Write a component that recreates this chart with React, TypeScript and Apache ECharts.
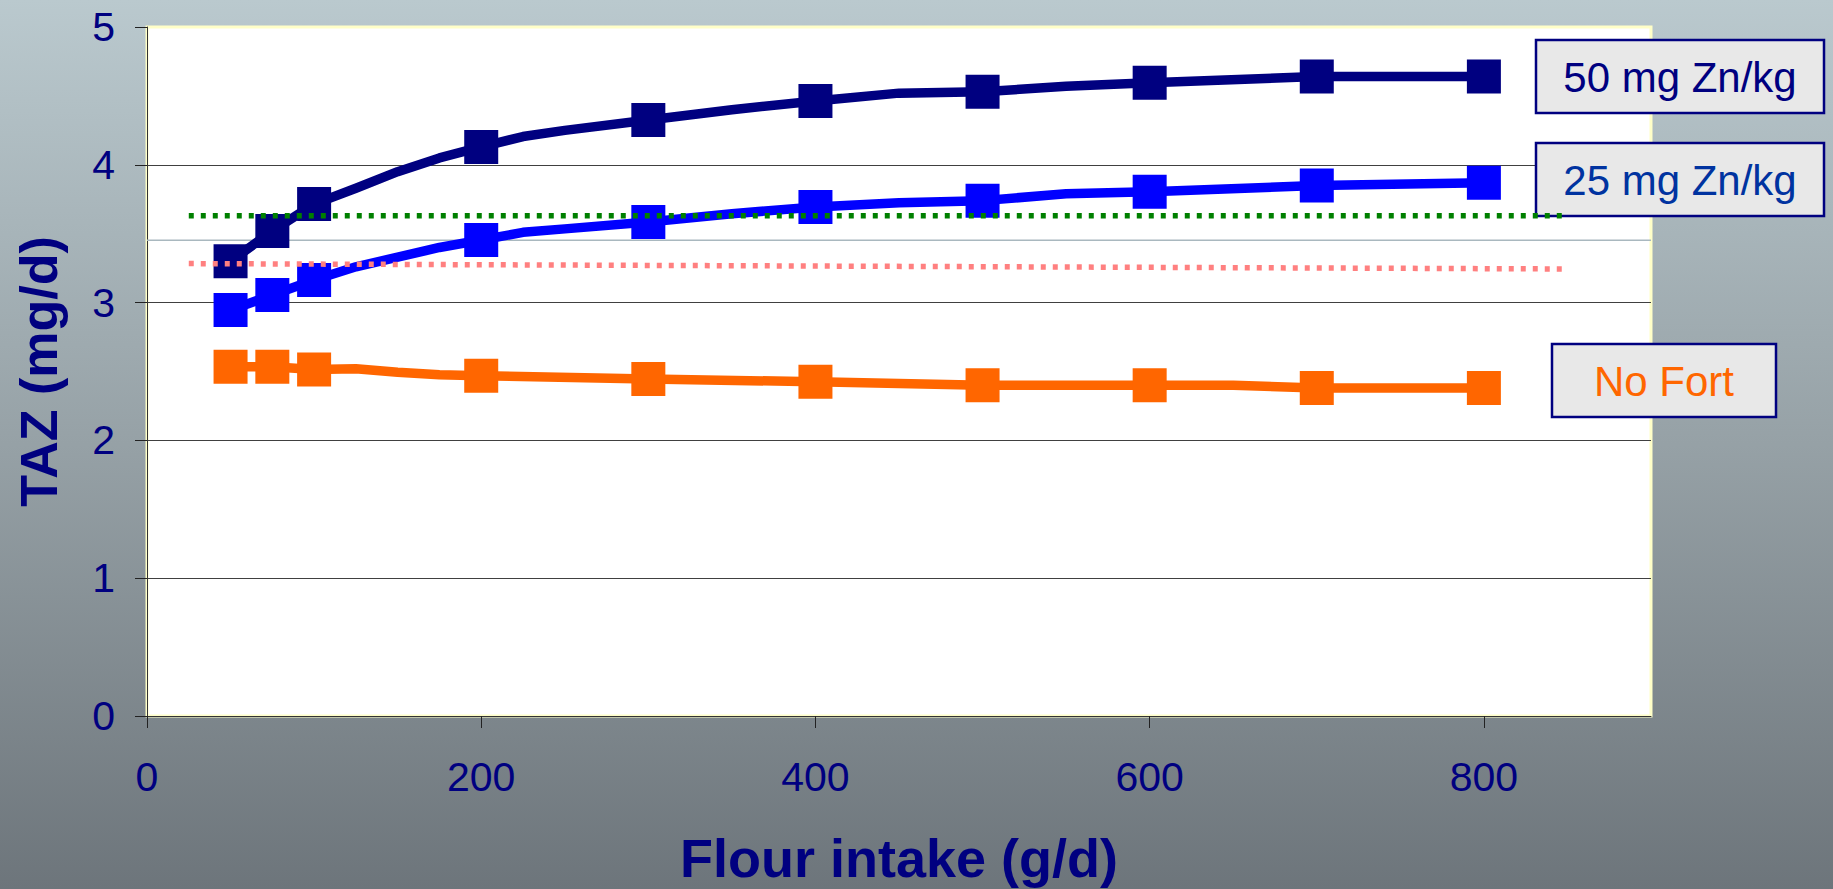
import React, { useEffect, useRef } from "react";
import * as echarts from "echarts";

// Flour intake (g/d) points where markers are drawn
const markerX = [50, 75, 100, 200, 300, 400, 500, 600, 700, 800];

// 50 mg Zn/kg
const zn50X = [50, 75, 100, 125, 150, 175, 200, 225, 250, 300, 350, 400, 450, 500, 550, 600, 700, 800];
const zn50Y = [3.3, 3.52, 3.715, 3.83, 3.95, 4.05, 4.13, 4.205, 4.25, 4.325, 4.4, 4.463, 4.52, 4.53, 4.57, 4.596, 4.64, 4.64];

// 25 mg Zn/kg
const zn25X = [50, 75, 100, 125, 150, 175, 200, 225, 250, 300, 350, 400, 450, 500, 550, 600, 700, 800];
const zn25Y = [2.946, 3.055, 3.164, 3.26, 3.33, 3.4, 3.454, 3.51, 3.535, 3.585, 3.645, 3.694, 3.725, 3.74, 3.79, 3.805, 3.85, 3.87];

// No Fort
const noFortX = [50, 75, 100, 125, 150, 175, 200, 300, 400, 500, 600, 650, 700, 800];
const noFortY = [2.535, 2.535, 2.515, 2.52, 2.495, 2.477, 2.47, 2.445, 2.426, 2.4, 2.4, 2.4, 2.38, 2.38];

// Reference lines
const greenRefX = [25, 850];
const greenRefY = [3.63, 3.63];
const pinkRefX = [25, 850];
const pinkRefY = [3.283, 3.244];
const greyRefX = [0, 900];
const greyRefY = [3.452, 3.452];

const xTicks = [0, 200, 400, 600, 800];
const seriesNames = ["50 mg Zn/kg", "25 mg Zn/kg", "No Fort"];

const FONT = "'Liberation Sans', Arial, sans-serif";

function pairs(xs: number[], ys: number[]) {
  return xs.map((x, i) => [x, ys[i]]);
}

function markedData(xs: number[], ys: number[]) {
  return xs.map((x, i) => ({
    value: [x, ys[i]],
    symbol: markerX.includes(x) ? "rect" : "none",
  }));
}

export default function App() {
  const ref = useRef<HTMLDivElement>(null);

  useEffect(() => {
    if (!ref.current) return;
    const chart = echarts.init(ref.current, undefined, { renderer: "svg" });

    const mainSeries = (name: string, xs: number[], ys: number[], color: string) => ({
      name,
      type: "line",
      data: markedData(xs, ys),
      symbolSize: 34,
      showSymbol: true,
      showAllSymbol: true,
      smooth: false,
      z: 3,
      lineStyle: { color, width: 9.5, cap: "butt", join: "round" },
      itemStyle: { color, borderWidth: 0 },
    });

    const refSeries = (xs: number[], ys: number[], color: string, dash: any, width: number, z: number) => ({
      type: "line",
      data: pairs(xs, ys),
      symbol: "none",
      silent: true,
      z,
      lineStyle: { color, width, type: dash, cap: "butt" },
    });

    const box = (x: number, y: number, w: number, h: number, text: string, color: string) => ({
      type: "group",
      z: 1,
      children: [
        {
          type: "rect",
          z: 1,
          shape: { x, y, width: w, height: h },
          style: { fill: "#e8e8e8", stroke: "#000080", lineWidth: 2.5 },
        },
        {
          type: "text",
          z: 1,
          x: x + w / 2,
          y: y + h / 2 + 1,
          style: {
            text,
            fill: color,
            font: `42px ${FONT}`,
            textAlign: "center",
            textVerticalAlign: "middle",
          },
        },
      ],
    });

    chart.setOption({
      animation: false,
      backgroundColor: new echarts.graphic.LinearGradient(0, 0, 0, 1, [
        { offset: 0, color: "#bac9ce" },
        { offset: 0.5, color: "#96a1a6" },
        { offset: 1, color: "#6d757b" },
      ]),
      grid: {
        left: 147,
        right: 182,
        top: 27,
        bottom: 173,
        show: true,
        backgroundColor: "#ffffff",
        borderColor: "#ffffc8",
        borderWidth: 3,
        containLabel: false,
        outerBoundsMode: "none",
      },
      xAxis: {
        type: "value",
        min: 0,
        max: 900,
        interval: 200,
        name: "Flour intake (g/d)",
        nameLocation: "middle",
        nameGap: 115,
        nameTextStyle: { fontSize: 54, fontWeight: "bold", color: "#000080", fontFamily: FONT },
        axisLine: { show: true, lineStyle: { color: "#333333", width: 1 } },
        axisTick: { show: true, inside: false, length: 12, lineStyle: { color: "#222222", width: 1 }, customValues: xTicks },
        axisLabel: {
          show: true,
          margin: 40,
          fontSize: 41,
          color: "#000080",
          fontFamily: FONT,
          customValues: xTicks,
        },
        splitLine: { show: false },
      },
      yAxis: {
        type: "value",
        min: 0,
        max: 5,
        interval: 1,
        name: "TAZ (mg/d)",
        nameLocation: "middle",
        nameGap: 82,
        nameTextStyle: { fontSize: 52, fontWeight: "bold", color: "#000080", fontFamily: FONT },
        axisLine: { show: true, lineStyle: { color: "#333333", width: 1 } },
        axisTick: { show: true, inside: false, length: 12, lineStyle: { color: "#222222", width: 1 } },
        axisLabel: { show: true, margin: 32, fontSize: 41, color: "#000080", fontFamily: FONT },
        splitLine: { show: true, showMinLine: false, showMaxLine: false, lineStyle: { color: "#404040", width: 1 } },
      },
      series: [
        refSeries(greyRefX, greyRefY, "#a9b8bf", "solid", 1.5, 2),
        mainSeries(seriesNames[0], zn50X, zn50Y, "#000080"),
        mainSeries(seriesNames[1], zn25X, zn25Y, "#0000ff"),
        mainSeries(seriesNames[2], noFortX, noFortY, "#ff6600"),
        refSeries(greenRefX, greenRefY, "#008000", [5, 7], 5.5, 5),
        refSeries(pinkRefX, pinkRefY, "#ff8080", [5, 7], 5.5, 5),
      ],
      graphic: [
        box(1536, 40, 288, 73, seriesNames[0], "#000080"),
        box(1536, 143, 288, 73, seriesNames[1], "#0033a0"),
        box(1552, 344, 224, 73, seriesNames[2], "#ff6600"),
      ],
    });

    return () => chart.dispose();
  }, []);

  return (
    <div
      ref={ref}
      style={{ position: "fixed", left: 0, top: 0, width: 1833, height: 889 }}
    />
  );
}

═══

Written problem:
Begin at the first line of the data above and repeat each line exactly, stopping after the line containing "import * as". Omit the pictures.

Full output:
Write a component that recreates this chart with React, TypeScript and Apache ECharts.
import React, { useEffect, useRef } from "react";
import * as echarts from "echarts";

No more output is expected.